Studies of the past tend to focus on the great sweeps of history, on the elite, and on their monumental buildings. But how did the ordinary person go about their daily life? How did the urban environment affect them, and how were they affected by it? The editors here choose three major cities in which to examine the urban context of Roman city-life: Rome for its rich haul of historical texts, Ostia because it is the subject of recent intense scrutiny, and Pompeii for it vast archaeological record.

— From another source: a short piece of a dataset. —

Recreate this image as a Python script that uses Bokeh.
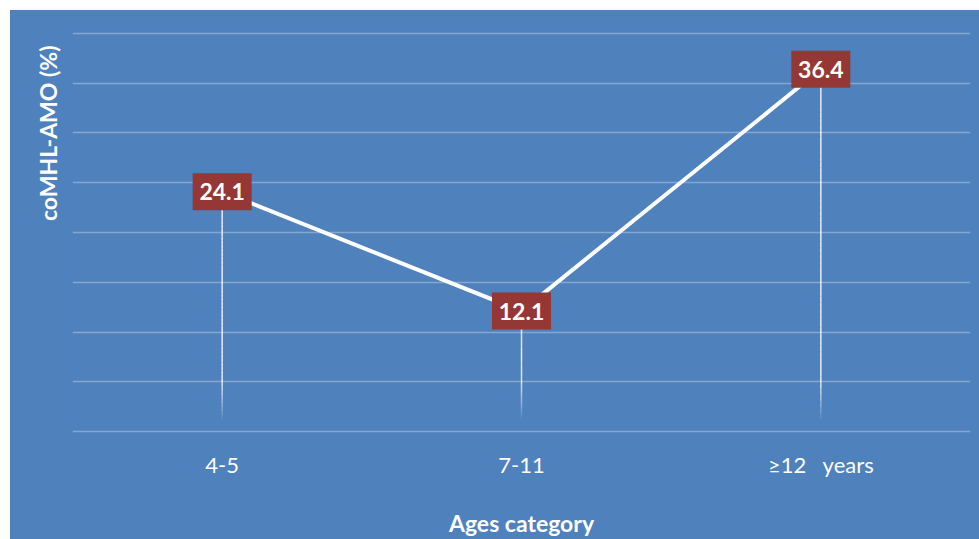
import numpy as np
from bokeh.plotting import figure
from bokeh.models import FactorRange, Range1d, SingleIntervalTicker, Title
from bokeh.core.properties import value
from bokeh.embed import file_html
from bokeh.resources import INLINE

# ---- data ----
categories = ["4-5", "7-11", "≥12   years"]
values = [24.1, 12.1, 36.4]
y_label = "coMHL-AMO (%)"
x_label = "Ages category"
y_min, y_max, y_step = 0, 40, 5

BG = "#4F81BD"
BOX = "#953735"
FONT = "Lato"

# keep the runs of spaces visible in SVG text
factors = [c.replace(" ", "\u00a0") for c in categories]

p = figure(x_range=FactorRange(*factors), y_range=Range1d(y_min - 0.3, y_max + 0.3),
           width=969, height=529, margin=(10, 0, 0, 10),
           output_backend="svg", toolbar_location=None,
           min_border_left=62, min_border_right=9, min_border_top=20, min_border_bottom=104,
           background_fill_color=BG, border_fill_color=BG, outline_line_color=None,
           styles={"background-color": BG})

# axes
p.yaxis.visible = False
p.yaxis.ticker = SingleIntervalTicker(interval=y_step)
p.ygrid.ticker = SingleIntervalTicker(interval=y_step)
p.ygrid.grid_line_color = "white"
p.ygrid.grid_line_alpha = 0.3
p.ygrid.grid_line_width = 1.5
p.xgrid.visible = False

xa = p.xaxis[0]
xa.axis_line_color = None
xa.major_tick_line_color = None
xa.minor_tick_line_color = None
xa.major_label_standoff = 10
xa.major_label_text_color = "white"
xa.major_label_text_font = FONT
xa.major_label_text_font_size = "22px"
xa.axis_label = x_label
xa.axis_label_standoff = 28
xa.axis_label_text_color = "white"
xa.axis_label_text_font = FONT
xa.axis_label_text_font_style = "bold"
xa.axis_label_text_font_size = "23px"

# fading drop lines
x0s, y0s, y1s, alphas = [], [], [], []
for c, v in zip(factors, values):
    edges = np.linspace(0, v, 60)
    for a, b in zip(edges[:-1], edges[1:]):
        mid = (a + b) / 2
        x0s.append(c); y0s.append(a); y1s.append(b)
        alphas.append(float(np.clip((mid - 1.0) / 4.0, 0, 1)) * 0.85)
p.segment(x0=x0s, y0=y0s, x1=x0s, y1=y1s, line_color="white", line_width=1.5, line_alpha=alphas)

# main line
p.line(factors, values, line_color="white", line_width=4)

# label boxes
p.rect(x=factors, y=values, width=59, height=37, width_units="screen", height_units="screen",
       fill_color=BOX, line_color=None)
p.text(x=factors, y=values, text=[f"{v:.1f}" for v in values],
       text_align="center", text_baseline="middle", text_color="white",
       text_font=value(FONT), text_font_style="bold", text_font_size="23px")

# y title
p.add_layout(Title(text=y_label, align="right", offset=15, standoff=21, text_color="white",
                   text_font=FONT, text_font_style="bold", text_font_size="23px"), "left")

open("out.html", "w").write(file_html(p, INLINE))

The book is a compilation of contributions by archaeologists, classicists, and architectural historians. And, as one would expect, there are as many angles on the subject as there are experts. By investigating, for example, the tracks made by cartwheels it is possible to work out traffic flow, one way systems, congestion hotspots, and rat-runs. Examining legal documents and charters shines a light on potential hazard in these towns – for example, the ban on tethering wild boars, wolves, panthers, and lions (among others) on a public thoroughfare would suggest injury from wild animals was a significant problem before the law was introduced. And how did the local merchants overcome transport problems? Which shops were allowed to display their wares on the street, and why? And how did one navigated oneself through the ancient cities?

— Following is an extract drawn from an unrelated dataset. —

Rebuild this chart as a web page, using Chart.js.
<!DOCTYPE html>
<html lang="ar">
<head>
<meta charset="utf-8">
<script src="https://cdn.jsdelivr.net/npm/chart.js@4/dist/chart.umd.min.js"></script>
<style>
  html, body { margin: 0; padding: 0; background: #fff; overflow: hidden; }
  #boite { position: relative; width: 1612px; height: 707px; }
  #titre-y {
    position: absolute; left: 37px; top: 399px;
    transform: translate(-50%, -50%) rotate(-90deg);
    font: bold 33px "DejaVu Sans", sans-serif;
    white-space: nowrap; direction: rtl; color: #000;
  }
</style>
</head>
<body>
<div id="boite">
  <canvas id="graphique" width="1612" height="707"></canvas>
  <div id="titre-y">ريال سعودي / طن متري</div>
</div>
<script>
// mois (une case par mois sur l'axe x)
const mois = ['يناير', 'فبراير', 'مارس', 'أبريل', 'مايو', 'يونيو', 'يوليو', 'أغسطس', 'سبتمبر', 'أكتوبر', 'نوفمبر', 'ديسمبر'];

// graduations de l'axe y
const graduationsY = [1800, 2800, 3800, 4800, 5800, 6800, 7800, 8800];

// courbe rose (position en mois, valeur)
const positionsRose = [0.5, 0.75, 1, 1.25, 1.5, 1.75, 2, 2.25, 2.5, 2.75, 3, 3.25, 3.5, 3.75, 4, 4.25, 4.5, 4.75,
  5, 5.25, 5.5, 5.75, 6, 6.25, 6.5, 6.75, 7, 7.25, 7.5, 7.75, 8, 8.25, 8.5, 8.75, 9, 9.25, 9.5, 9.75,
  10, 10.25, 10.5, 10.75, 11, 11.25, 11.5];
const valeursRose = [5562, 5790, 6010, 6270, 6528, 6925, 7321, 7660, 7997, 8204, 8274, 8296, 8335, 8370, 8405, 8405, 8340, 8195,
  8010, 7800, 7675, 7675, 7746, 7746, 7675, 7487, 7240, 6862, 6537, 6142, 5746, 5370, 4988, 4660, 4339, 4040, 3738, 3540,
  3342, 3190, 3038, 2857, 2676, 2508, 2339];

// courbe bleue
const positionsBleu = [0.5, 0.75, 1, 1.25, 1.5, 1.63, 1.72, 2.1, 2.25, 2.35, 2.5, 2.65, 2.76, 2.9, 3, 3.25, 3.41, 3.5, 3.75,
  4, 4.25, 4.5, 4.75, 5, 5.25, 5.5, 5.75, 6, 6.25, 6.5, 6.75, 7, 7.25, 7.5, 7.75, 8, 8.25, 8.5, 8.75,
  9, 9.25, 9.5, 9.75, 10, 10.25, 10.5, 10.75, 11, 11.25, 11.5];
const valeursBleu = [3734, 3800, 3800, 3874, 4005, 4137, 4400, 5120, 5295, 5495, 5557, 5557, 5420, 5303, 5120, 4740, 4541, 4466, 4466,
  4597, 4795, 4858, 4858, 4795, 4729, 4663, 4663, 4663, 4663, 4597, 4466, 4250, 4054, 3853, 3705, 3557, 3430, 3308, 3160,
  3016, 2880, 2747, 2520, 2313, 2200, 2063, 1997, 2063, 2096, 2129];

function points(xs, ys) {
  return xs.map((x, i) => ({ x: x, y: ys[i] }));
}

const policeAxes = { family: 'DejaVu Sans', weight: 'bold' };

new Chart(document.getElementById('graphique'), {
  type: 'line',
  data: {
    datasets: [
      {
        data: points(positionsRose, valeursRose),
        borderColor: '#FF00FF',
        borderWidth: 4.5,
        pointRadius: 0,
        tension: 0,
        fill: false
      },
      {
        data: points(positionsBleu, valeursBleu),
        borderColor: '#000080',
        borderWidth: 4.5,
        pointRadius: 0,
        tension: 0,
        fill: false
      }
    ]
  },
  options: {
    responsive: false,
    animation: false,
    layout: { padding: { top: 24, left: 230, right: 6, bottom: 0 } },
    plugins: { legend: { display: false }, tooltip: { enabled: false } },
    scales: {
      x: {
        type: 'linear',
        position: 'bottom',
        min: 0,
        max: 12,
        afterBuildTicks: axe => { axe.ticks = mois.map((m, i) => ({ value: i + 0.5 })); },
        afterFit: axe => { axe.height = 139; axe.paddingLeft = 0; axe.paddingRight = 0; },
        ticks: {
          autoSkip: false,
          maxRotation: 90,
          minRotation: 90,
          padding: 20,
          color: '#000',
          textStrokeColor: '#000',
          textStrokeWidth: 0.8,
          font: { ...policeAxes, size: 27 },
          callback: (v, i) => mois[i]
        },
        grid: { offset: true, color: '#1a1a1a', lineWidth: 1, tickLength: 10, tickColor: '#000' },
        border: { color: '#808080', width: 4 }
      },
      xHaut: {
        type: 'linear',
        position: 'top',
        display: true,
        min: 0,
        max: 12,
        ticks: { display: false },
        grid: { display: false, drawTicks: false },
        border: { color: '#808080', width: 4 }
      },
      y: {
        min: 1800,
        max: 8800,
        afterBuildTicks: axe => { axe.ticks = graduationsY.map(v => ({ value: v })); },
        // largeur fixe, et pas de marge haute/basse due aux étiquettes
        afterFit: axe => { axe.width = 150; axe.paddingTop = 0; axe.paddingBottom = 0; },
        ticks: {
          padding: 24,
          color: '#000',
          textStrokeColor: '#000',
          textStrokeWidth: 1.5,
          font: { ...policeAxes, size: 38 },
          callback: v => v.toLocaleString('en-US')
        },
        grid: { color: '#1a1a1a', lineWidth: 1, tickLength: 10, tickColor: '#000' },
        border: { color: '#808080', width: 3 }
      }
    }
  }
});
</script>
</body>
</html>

By studying historical sources, archaeological data, and architectural research, the authors can determine how these spaces influenced movement patterns in Antiquity, how the needs of citizens influenced the way these cities were built, and, finally, how this impacted on both the economic infrastructure and the governing bodies.
This highly detailed and absorbing study crosses academic disciplines, is, as one would expect from its editors, thoroughly researched with an extensive bibliography, and is peppered with entertaining gems – like the unexpected yet totally appropriate quote from John Schlesinger’s Midnight Cowboy.